INSTRUCTIONS FOR THE TASK | Go through the lines below and copy each one that holds the string "with".

DATASET SECTION |
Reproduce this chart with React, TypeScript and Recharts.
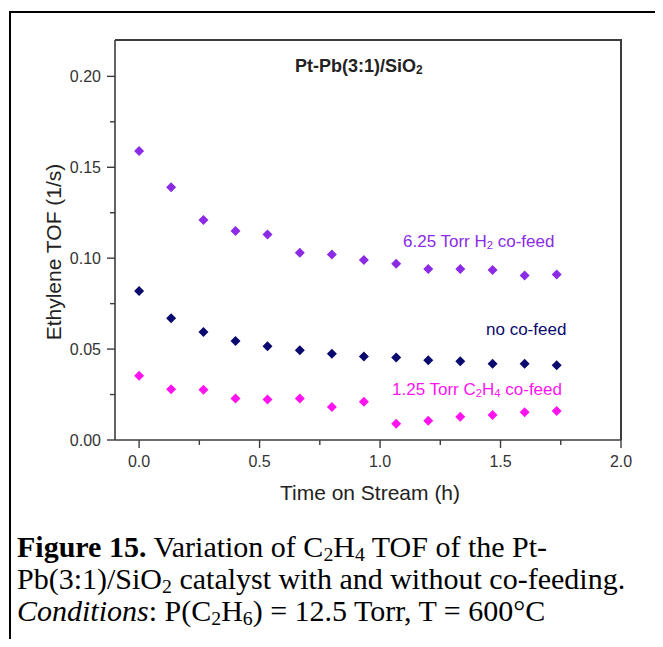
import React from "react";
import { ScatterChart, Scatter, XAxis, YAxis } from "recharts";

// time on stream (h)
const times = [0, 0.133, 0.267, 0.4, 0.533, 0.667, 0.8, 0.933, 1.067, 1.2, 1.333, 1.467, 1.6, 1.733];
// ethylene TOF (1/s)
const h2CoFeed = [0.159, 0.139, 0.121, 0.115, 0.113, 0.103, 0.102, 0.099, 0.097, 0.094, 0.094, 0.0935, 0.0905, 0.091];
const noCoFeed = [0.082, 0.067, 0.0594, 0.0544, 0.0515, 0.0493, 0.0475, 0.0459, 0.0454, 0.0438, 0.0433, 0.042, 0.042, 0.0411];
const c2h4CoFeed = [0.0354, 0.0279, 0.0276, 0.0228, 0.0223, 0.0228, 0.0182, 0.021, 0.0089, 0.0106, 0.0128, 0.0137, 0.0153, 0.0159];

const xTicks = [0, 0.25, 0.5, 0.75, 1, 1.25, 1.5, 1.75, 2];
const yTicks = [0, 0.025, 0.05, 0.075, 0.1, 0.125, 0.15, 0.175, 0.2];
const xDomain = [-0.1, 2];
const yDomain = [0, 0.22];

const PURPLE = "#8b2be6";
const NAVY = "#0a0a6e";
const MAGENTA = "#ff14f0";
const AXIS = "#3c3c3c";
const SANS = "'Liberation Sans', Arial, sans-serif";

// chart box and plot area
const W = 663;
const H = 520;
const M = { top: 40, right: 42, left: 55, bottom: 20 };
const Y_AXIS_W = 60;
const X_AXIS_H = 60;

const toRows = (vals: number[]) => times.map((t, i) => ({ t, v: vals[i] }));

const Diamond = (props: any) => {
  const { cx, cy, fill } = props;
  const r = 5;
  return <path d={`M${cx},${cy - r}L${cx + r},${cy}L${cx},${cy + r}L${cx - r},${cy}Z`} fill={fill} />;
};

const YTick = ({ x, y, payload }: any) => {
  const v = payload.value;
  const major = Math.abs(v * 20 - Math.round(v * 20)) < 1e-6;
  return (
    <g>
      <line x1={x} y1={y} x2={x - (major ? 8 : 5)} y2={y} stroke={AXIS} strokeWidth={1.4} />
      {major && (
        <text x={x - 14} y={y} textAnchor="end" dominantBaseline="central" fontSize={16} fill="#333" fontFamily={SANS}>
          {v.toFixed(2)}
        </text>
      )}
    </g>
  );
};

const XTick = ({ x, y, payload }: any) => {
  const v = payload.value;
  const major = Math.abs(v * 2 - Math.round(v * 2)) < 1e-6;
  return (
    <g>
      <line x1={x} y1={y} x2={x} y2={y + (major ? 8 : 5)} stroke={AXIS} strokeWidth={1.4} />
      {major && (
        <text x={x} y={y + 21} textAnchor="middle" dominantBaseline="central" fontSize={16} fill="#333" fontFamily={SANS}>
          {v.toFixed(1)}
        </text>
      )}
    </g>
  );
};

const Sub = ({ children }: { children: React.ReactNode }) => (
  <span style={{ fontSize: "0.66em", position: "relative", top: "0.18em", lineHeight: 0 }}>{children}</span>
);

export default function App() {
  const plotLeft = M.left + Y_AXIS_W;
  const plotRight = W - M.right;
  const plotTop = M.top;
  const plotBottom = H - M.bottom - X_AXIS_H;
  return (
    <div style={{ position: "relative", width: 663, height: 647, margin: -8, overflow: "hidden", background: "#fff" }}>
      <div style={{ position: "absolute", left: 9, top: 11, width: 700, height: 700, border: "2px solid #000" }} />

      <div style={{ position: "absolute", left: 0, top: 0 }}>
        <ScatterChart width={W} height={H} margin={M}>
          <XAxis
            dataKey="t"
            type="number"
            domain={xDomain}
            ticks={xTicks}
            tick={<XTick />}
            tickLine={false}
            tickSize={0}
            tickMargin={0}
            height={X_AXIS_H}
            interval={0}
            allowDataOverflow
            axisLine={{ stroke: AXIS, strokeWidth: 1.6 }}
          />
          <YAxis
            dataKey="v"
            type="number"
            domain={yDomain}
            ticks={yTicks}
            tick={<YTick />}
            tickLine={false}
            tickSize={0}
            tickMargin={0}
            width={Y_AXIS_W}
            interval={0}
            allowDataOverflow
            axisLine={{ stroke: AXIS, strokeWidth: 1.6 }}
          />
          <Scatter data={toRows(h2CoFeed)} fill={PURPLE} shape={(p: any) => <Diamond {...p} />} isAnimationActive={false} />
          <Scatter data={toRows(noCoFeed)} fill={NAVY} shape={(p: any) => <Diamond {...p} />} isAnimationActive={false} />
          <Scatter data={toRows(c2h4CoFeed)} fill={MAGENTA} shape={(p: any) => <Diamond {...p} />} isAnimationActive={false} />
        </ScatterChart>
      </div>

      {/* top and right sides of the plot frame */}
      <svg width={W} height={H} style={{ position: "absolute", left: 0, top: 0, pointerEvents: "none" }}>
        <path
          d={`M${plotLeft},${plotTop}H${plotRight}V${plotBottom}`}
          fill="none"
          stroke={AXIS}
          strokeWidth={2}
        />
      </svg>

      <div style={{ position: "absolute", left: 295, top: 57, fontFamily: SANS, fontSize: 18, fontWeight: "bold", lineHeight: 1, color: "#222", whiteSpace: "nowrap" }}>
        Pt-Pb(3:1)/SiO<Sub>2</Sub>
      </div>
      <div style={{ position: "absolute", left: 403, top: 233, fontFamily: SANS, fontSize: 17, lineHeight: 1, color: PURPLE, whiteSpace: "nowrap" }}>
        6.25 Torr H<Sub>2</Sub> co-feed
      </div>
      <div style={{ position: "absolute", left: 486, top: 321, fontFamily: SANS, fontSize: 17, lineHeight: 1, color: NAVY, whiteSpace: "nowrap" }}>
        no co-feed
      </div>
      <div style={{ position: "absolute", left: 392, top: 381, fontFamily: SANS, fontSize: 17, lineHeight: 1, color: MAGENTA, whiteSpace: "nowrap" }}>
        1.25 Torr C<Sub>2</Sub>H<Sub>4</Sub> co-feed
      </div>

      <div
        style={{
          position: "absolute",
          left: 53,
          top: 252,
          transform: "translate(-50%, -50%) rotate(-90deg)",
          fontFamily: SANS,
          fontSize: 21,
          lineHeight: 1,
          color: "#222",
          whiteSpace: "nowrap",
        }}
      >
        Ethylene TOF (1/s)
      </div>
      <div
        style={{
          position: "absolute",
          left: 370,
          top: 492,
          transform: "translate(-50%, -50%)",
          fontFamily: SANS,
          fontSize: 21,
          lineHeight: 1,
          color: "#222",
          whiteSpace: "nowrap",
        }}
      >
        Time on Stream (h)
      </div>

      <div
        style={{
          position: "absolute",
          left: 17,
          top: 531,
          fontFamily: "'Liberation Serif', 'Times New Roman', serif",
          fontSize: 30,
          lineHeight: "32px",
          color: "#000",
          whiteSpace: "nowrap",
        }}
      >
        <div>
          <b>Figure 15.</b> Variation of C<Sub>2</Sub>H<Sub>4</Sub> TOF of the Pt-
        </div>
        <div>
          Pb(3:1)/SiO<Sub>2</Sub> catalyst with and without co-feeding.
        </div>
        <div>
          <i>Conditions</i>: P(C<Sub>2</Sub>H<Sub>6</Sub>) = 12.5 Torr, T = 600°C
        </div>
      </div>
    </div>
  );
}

WRITTEN ANSWER |
Reproduce this chart with React, TypeScript and Recharts.
          Pb(3:1)/SiO<Sub>2</Sub> catalyst with and without co-feeding.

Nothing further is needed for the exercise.